YOUR OBJECTIVE
Below is a listing to write out in full, exactly as given, without its pictures.

— START DATA SECTION —

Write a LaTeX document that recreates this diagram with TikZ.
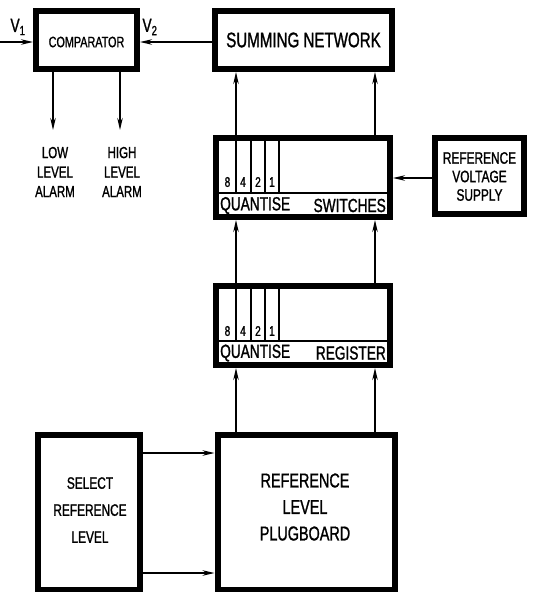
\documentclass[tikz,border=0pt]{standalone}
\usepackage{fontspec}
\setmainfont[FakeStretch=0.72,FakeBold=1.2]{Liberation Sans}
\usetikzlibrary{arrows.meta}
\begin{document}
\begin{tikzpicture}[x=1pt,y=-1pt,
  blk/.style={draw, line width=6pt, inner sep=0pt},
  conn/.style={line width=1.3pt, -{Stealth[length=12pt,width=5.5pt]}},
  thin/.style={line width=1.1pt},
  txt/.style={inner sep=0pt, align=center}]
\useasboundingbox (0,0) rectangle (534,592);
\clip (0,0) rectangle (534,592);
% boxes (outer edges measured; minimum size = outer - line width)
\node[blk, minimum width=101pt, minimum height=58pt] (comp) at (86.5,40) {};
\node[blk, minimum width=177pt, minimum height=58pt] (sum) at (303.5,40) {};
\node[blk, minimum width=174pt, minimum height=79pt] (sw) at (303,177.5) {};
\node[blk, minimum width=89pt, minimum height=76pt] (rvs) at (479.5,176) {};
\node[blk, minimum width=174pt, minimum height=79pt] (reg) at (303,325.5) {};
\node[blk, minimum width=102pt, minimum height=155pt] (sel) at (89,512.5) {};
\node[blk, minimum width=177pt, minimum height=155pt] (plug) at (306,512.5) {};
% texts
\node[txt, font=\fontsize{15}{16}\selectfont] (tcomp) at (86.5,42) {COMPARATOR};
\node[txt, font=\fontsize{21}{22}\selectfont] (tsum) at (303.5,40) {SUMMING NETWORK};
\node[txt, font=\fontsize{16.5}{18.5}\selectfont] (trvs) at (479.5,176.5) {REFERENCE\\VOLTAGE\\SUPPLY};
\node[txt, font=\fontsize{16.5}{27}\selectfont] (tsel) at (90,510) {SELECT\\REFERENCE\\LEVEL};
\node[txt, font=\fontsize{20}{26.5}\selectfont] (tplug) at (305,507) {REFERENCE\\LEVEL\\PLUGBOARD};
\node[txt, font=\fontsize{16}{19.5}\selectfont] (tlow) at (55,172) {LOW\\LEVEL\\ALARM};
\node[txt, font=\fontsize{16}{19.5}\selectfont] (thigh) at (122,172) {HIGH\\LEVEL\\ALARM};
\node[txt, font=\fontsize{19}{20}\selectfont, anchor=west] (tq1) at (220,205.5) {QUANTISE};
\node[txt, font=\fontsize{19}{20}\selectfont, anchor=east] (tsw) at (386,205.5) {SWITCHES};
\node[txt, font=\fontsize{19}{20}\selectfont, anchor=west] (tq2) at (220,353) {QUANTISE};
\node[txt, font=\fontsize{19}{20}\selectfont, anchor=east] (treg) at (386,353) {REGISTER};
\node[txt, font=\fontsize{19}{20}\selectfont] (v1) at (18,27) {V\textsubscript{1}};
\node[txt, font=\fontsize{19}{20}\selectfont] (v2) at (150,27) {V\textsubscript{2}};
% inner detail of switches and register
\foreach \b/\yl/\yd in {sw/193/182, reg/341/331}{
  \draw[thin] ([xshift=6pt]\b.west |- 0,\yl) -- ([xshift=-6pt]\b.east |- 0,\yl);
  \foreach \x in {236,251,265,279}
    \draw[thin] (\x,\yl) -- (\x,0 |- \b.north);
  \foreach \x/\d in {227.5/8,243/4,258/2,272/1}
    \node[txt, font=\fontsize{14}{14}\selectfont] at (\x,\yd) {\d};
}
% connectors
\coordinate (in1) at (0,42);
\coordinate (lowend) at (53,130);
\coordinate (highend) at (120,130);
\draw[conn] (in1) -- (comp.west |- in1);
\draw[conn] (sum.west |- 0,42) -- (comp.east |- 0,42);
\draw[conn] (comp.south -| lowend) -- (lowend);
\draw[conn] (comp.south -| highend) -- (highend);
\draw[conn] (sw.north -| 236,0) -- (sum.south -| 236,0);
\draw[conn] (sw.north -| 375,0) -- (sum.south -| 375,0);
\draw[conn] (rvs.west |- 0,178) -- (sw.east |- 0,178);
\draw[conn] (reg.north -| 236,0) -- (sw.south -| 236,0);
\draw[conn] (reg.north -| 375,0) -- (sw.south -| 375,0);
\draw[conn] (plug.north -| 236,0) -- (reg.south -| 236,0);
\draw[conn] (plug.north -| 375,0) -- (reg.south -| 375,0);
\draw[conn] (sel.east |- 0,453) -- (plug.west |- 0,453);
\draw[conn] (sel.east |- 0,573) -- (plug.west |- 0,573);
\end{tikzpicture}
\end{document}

— END DATA SECTION —

THE COMPLETED TASK
Write a LaTeX document that recreates this diagram with TikZ.
\documentclass[tikz,border=0pt]{standalone}
\usepackage{fontspec}
\setmainfont[FakeStretch=0.72,FakeBold=1.2]{Liberation Sans}
\usetikzlibrary{arrows.meta}
\begin{document}
\begin{tikzpicture}[x=1pt,y=-1pt,
  blk/.style={draw, line width=6pt, inner sep=0pt},
  conn/.style={line width=1.3pt, -{Stealth[length=12pt,width=5.5pt]}},
  thin/.style={line width=1.1pt},
  txt/.style={inner sep=0pt, align=center}]
\useasboundingbox (0,0) rectangle (534,592);
\clip (0,0) rectangle (534,592);
% boxes (outer edges measured; minimum size = outer - line width)
\node[blk, minimum width=101pt, minimum height=58pt] (comp) at (86.5,40) {};
\node[blk, minimum width=177pt, minimum height=58pt] (sum) at (303.5,40) {};
\node[blk, minimum width=174pt, minimum height=79pt] (sw) at (303,177.5) {};
\node[blk, minimum width=89pt, minimum height=76pt] (rvs) at (479.5,176) {};
\node[blk, minimum width=174pt, minimum height=79pt] (reg) at (303,325.5) {};
\node[blk, minimum width=102pt, minimum height=155pt] (sel) at (89,512.5) {};
\node[blk, minimum width=177pt, minimum height=155pt] (plug) at (306,512.5) {};
% texts
\node[txt, font=\fontsize{15}{16}\selectfont] (tcomp) at (86.5,42) {COMPARATOR};
\node[txt, font=\fontsize{21}{22}\selectfont] (tsum) at (303.5,40) {SUMMING NETWORK};
\node[txt, font=\fontsize{16.5}{18.5}\selectfont] (trvs) at (479.5,176.5) {REFERENCE\\VOLTAGE\\SUPPLY};
\node[txt, font=\fontsize{16.5}{27}\selectfont] (tsel) at (90,510) {SELECT\\REFERENCE\\LEVEL};
\node[txt, font=\fontsize{20}{26.5}\selectfont] (tplug) at (305,507) {REFERENCE\\LEVEL\\PLUGBOARD};
\node[txt, font=\fontsize{16}{19.5}\selectfont] (tlow) at (55,172) {LOW\\LEVEL\\ALARM};
\node[txt, font=\fontsize{16}{19.5}\selectfont] (thigh) at (122,172) {HIGH\\LEVEL\\ALARM};
\node[txt, font=\fontsize{19}{20}\selectfont, anchor=west] (tq1) at (220,205.5) {QUANTISE};
\node[txt, font=\fontsize{19}{20}\selectfont, anchor=east] (tsw) at (386,205.5) {SWITCHES};
\node[txt, font=\fontsize{19}{20}\selectfont, anchor=west] (tq2) at (220,353) {QUANTISE};
\node[txt, font=\fontsize{19}{20}\selectfont, anchor=east] (treg) at (386,353) {REGISTER};
\node[txt, font=\fontsize{19}{20}\selectfont] (v1) at (18,27) {V\textsubscript{1}};
\node[txt, font=\fontsize{19}{20}\selectfont] (v2) at (150,27) {V\textsubscript{2}};
% inner detail of switches and register
\foreach \b/\yl/\yd in {sw/193/182, reg/341/331}{
  \draw[thin] ([xshift=6pt]\b.west |- 0,\yl) -- ([xshift=-6pt]\b.east |- 0,\yl);
  \foreach \x in {236,251,265,279}
    \draw[thin] (\x,\yl) -- (\x,0 |- \b.north);
  \foreach \x/\d in {227.5/8,243/4,258/2,272/1}
    \node[txt, font=\fontsize{14}{14}\selectfont] at (\x,\yd) {\d};
}
% connectors
\coordinate (in1) at (0,42);
\coordinate (lowend) at (53,130);
\coordinate (highend) at (120,130);
\draw[conn] (in1) -- (comp.west |- in1);
\draw[conn] (sum.west |- 0,42) -- (comp.east |- 0,42);
\draw[conn] (comp.south -| lowend) -- (lowend);
\draw[conn] (comp.south -| highend) -- (highend);
\draw[conn] (sw.north -| 236,0) -- (sum.south -| 236,0);
\draw[conn] (sw.north -| 375,0) -- (sum.south -| 375,0);
\draw[conn] (rvs.west |- 0,178) -- (sw.east |- 0,178);
\draw[conn] (reg.north -| 236,0) -- (sw.south -| 236,0);
\draw[conn] (reg.north -| 375,0) -- (sw.south -| 375,0);
\draw[conn] (plug.north -| 236,0) -- (reg.south -| 236,0);
\draw[conn] (plug.north -| 375,0) -- (reg.south -| 375,0);
\draw[conn] (sel.east |- 0,453) -- (plug.west |- 0,453);
\draw[conn] (sel.east |- 0,573) -- (plug.west |- 0,573);
\end{tikzpicture}
\end{document}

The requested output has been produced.